### Written instruction
Where the data below has the string "chart", return the whole line.

— begin —

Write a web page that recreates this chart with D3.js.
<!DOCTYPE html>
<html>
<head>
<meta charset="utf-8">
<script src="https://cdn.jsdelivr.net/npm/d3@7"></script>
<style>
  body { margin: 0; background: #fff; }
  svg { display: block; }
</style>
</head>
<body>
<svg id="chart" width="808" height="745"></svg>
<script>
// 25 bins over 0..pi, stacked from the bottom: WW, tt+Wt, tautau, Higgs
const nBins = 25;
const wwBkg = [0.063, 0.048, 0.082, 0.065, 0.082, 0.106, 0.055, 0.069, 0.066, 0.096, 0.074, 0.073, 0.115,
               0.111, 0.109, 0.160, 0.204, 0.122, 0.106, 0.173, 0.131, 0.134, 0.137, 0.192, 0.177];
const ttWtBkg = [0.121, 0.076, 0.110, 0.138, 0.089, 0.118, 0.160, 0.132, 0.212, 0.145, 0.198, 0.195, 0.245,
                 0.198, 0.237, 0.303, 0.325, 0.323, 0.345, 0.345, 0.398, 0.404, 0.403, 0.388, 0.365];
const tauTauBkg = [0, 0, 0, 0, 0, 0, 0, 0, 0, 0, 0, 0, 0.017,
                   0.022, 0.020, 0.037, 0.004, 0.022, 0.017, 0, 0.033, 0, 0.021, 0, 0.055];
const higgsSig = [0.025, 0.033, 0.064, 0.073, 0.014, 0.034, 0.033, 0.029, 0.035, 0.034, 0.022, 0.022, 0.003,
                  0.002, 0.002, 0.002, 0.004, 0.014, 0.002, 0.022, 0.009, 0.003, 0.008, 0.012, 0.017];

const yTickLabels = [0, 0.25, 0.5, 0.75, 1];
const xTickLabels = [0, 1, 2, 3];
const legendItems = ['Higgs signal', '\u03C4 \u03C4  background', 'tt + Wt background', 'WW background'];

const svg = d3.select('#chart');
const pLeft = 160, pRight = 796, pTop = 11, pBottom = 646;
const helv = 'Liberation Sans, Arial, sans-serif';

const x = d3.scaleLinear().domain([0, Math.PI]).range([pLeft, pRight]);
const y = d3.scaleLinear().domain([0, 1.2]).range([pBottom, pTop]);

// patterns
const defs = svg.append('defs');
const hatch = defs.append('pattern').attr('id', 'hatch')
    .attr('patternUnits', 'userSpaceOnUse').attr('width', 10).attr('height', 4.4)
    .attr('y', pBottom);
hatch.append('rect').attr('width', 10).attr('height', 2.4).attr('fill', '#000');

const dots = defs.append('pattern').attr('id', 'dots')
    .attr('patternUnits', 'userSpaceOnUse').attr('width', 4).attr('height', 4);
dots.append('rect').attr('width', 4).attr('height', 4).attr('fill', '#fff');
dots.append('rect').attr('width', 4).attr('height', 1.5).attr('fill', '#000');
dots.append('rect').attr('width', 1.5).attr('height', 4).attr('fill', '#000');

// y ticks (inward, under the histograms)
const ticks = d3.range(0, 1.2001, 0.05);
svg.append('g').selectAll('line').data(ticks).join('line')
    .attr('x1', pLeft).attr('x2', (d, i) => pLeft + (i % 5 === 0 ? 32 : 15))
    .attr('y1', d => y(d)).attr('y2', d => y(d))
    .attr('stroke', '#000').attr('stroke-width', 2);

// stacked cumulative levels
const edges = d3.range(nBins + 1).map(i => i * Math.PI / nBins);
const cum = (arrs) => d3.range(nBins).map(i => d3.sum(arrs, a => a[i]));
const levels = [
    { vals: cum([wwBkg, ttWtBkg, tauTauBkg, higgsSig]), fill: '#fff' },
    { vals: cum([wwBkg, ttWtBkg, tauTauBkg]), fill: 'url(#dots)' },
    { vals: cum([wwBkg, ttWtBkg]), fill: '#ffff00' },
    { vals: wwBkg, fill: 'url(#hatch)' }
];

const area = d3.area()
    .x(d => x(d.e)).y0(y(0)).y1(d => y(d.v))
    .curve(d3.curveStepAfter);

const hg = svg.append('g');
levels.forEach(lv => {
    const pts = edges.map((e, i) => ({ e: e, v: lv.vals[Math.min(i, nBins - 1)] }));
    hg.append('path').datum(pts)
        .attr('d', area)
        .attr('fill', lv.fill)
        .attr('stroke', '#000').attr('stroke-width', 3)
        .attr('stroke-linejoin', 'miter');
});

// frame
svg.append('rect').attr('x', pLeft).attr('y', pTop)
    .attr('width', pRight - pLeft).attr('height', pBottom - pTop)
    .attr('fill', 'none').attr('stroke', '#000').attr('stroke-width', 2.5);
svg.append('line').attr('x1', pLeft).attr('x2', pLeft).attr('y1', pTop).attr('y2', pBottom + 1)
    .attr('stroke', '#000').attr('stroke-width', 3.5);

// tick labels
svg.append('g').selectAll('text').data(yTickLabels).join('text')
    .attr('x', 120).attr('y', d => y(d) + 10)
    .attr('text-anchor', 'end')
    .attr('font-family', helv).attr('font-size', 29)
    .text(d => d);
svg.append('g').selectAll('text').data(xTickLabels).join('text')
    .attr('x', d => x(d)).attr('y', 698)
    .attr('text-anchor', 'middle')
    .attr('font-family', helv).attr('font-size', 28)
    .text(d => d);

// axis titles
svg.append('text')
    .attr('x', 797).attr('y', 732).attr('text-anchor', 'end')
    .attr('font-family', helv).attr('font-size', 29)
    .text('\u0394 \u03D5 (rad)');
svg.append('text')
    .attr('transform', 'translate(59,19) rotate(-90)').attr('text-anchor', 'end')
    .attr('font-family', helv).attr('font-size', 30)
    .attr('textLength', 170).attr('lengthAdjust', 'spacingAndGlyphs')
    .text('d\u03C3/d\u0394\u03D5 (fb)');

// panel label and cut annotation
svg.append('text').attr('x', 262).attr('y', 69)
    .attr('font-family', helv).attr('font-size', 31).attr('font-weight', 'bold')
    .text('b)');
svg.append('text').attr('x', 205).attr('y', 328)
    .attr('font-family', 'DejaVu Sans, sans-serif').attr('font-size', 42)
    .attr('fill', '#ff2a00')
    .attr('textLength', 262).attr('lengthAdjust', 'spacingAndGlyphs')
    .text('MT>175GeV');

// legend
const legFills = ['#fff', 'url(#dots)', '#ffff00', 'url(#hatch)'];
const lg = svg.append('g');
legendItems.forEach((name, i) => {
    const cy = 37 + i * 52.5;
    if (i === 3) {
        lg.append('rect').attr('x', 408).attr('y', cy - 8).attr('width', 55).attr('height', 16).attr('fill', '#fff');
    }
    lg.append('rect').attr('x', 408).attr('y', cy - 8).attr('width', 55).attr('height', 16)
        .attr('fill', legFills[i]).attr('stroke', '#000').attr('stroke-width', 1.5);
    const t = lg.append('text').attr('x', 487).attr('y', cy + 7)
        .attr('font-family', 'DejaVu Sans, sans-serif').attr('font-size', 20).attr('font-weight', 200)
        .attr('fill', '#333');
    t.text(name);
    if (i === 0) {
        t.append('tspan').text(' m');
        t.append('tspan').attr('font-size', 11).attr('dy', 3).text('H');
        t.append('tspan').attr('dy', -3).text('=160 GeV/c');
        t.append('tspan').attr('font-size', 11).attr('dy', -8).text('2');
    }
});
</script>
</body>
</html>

— end —
— begin —

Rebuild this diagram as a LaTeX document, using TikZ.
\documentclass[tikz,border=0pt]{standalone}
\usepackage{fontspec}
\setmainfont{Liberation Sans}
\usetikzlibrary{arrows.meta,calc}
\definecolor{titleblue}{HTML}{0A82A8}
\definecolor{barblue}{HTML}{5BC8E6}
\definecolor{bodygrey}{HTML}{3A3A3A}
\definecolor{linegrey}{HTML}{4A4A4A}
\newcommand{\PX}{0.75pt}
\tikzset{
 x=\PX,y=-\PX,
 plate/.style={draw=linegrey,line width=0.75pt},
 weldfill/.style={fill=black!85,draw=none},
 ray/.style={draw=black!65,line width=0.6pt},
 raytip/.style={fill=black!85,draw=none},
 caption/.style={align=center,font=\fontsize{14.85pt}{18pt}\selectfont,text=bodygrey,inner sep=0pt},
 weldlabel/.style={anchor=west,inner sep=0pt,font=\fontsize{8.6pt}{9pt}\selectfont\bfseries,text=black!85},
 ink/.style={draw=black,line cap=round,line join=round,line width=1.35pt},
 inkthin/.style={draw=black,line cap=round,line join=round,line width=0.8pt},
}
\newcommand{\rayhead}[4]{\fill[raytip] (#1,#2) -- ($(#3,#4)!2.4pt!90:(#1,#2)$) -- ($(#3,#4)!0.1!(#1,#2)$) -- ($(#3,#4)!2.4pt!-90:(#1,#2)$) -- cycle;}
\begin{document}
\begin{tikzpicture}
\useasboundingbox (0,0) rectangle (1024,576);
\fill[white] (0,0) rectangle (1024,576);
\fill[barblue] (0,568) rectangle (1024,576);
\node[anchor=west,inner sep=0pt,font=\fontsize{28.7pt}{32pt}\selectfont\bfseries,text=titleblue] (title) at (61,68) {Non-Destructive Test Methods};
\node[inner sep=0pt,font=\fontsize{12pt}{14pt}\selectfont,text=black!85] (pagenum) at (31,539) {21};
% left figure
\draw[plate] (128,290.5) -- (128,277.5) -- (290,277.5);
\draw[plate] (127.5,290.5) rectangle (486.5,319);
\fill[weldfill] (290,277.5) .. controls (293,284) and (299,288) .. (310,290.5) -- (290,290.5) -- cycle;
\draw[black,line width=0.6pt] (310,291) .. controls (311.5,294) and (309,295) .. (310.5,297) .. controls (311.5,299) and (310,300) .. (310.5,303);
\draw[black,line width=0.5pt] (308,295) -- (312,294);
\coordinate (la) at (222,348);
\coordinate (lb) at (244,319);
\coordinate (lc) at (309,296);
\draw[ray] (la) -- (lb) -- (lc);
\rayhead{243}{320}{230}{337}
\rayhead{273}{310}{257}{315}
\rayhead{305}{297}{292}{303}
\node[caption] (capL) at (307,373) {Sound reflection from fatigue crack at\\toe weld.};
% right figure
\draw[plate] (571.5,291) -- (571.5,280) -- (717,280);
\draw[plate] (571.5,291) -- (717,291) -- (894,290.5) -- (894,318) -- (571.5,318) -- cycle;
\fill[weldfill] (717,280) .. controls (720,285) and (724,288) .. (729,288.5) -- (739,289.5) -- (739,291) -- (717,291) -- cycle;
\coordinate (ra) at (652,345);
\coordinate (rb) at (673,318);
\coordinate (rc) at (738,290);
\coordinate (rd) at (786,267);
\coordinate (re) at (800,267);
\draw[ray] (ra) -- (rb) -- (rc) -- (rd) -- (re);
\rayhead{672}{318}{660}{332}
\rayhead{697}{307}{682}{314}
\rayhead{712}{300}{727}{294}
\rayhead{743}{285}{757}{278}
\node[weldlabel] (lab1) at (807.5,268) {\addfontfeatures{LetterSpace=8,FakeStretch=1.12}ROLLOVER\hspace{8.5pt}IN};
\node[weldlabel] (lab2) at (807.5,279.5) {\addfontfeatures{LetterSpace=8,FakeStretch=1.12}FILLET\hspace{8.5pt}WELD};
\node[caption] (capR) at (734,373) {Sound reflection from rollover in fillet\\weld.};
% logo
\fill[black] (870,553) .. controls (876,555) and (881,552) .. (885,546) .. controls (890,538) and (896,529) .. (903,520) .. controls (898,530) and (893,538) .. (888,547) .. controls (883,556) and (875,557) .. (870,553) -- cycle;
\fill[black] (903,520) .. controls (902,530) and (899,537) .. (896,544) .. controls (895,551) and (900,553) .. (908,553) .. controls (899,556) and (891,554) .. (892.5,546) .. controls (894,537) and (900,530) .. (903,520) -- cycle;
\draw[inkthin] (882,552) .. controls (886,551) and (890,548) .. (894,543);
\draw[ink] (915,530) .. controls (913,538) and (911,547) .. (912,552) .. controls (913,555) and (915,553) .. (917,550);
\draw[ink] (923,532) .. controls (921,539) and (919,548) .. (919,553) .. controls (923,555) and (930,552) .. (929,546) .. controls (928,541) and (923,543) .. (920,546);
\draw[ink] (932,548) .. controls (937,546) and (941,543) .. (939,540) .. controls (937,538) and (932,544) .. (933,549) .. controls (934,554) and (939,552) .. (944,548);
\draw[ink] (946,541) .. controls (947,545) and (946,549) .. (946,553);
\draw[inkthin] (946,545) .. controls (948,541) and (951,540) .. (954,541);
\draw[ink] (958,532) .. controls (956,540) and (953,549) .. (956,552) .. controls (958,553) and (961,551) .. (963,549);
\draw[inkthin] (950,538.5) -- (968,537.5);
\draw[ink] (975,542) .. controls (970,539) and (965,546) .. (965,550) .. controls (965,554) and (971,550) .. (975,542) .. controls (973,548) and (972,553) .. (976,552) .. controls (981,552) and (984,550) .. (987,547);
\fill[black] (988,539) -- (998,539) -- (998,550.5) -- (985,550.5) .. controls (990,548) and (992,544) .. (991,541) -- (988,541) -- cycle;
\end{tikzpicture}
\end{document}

— end —

### Result for this task
Write a web page that recreates this chart with D3.js.
<svg id="chart" width="808" height="745"></svg>
const svg = d3.select('#chart');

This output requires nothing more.